**Source material:**

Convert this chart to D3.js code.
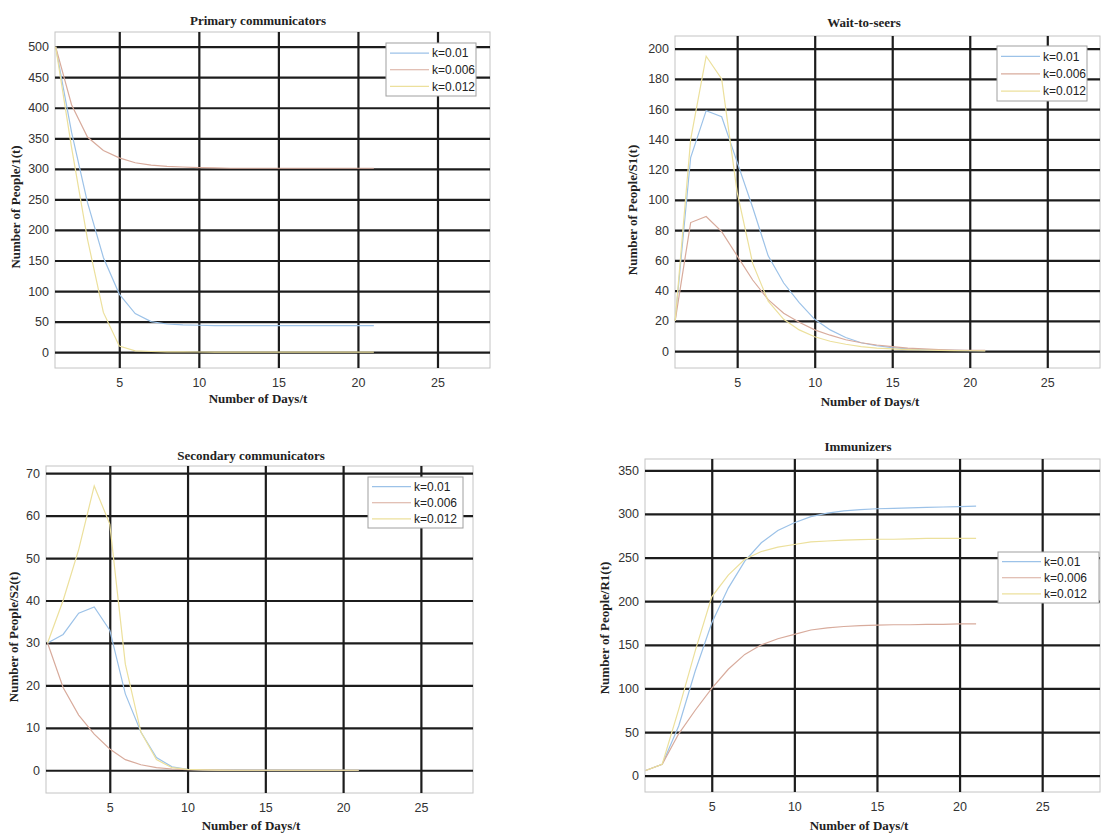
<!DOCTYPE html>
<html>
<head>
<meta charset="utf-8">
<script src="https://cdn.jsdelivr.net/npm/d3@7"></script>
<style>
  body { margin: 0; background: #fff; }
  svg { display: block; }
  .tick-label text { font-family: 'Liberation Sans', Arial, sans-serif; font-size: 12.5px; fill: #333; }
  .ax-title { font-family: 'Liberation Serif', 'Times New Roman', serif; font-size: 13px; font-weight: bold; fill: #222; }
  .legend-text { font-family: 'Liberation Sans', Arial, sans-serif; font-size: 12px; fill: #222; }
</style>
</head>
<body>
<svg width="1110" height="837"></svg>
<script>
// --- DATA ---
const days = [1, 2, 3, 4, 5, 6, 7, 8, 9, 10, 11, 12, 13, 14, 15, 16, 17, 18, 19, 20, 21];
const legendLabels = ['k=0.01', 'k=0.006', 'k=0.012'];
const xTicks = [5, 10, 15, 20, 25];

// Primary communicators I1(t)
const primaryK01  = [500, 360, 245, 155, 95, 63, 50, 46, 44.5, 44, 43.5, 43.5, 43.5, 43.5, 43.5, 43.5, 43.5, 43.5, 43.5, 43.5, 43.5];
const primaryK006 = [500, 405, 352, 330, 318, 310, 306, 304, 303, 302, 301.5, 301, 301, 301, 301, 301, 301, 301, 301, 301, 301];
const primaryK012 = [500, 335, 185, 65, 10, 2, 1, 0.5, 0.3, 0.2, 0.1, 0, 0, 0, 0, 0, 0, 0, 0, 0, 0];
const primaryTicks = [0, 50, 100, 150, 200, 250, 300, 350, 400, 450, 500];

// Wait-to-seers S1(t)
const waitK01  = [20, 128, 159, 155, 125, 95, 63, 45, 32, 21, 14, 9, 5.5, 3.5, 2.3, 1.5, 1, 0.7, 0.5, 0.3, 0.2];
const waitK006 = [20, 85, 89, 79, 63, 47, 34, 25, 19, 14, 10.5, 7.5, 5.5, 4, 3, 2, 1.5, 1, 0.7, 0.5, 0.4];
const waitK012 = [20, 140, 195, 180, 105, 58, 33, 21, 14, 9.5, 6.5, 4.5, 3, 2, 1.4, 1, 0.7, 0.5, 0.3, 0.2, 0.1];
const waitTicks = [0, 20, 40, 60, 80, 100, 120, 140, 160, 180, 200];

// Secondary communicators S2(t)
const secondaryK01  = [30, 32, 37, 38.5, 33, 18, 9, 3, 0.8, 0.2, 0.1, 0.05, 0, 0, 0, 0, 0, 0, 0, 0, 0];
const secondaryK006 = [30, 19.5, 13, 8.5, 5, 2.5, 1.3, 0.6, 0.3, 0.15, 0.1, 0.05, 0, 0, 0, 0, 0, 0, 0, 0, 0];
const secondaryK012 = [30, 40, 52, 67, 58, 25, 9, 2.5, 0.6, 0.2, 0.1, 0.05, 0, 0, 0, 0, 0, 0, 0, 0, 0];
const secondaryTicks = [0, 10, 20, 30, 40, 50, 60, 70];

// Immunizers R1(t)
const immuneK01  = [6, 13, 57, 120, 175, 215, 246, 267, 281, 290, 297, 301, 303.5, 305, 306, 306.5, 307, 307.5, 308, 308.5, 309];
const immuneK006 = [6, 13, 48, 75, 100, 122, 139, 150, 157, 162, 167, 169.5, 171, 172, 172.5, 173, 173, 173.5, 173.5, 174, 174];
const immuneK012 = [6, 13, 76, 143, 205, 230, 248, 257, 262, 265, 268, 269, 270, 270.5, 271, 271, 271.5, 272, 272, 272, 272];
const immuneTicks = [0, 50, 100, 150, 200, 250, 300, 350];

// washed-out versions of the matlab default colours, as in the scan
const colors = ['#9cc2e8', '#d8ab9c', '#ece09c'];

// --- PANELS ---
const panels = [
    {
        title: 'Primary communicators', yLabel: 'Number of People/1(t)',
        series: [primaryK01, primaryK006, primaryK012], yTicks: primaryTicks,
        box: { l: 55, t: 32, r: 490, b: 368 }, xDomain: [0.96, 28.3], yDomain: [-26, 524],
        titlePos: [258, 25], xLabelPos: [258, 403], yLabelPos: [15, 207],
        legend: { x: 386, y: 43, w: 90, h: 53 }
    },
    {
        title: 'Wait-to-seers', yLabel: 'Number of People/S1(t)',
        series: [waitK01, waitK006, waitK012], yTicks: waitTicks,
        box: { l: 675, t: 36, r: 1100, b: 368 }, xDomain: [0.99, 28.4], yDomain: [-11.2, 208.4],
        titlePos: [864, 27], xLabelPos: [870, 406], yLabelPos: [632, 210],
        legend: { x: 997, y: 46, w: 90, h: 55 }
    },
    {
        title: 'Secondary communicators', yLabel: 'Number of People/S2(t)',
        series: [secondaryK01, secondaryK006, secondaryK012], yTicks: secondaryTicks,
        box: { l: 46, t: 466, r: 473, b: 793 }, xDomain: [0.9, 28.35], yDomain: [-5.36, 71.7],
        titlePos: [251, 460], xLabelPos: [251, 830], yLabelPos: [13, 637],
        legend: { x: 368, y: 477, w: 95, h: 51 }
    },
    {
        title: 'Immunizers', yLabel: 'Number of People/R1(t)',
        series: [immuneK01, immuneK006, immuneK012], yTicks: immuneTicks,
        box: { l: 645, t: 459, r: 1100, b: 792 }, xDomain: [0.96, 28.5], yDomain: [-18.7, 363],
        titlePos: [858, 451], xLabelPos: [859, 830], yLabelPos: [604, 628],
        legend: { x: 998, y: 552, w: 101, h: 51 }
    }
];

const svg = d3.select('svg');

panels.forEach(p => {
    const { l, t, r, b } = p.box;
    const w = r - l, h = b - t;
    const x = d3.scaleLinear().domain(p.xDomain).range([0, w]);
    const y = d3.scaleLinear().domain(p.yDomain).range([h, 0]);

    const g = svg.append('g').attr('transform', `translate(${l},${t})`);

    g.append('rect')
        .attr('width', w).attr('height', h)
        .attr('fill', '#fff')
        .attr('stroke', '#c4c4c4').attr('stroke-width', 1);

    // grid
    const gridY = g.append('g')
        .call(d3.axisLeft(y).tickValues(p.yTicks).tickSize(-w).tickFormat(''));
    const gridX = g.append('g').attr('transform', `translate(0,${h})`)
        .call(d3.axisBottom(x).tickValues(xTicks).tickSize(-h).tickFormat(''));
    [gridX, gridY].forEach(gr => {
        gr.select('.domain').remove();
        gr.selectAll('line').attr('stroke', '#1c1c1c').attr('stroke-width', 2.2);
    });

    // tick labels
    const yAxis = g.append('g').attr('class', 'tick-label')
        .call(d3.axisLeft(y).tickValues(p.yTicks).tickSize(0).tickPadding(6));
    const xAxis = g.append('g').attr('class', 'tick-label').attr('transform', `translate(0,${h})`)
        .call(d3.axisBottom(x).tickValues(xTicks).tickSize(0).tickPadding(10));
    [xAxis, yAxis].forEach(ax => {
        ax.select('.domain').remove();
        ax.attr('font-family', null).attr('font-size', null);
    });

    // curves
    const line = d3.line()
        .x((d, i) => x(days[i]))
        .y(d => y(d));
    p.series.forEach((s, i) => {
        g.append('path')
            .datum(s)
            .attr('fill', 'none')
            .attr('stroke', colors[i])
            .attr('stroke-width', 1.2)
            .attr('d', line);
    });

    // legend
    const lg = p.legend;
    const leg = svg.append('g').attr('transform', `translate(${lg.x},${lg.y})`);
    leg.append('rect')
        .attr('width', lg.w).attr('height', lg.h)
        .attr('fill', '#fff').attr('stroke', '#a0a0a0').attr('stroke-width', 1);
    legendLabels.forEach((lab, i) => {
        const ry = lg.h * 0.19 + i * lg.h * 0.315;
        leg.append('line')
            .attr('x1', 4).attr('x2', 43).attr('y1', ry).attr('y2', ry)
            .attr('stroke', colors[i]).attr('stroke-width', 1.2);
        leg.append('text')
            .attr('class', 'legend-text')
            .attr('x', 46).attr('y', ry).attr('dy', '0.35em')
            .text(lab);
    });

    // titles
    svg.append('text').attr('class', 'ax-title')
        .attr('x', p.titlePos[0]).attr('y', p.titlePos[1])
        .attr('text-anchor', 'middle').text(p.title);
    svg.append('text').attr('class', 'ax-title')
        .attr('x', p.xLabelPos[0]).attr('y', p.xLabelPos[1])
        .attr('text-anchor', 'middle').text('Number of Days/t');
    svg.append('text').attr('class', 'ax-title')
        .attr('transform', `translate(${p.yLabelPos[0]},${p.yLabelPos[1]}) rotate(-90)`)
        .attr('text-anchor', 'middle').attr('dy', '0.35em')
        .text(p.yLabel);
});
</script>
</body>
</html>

**What this task involves:** Leave out any pictures, please, and quote only the lines from the top of the data through the line that contains "160, 180, 200];".

**Output for this task:**
Convert this chart to D3.js code.
<!DOCTYPE html>
<html>
<head>
<meta charset="utf-8">
<script src="https://cdn.jsdelivr.net/npm/d3@7"></script>
<style>
  body { margin: 0; background: #fff; }
  svg { display: block; }
  .tick-label text { font-family: 'Liberation Sans', Arial, sans-serif; font-size: 12.5px; fill: #333; }
  .ax-title { font-family: 'Liberation Serif', 'Times New Roman', serif; font-size: 13px; font-weight: bold; fill: #222; }
  .legend-text { font-family: 'Liberation Sans', Arial, sans-serif; font-size: 12px; fill: #222; }
</style>
</head>
<body>
<svg width="1110" height="837"></svg>
<script>
// --- DATA ---
const days = [1, 2, 3, 4, 5, 6, 7, 8, 9, 10, 11, 12, 13, 14, 15, 16, 17, 18, 19, 20, 21];
const legendLabels = ['k=0.01', 'k=0.006', 'k=0.012'];
const xTicks = [5, 10, 15, 20, 25];

// Primary communicators I1(t)
const primaryK01  = [500, 360, 245, 155, 95, 63, 50, 46, 44.5, 44, 43.5, 43.5, 43.5, 43.5, 43.5, 43.5, 43.5, 43.5, 43.5, 43.5, 43.5];
const primaryK006 = [500, 405, 352, 330, 318, 310, 306, 304, 303, 302, 301.5, 301, 301, 301, 301, 301, 301, 301, 301, 301, 301];
const primaryK012 = [500, 335, 185, 65, 10, 2, 1, 0.5, 0.3, 0.2, 0.1, 0, 0, 0, 0, 0, 0, 0, 0, 0, 0];
const primaryTicks = [0, 50, 100, 150, 200, 250, 300, 350, 400, 450, 500];

// Wait-to-seers S1(t)
const waitK01  = [20, 128, 159, 155, 125, 95, 63, 45, 32, 21, 14, 9, 5.5, 3.5, 2.3, 1.5, 1, 0.7, 0.5, 0.3, 0.2];
const waitK006 = [20, 85, 89, 79, 63, 47, 34, 25, 19, 14, 10.5, 7.5, 5.5, 4, 3, 2, 1.5, 1, 0.7, 0.5, 0.4];
const waitK012 = [20, 140, 195, 180, 105, 58, 33, 21, 14, 9.5, 6.5, 4.5, 3, 2, 1.4, 1, 0.7, 0.5, 0.3, 0.2, 0.1];
const waitTicks = [0, 20, 40, 60, 80, 100, 120, 140, 160, 180, 200];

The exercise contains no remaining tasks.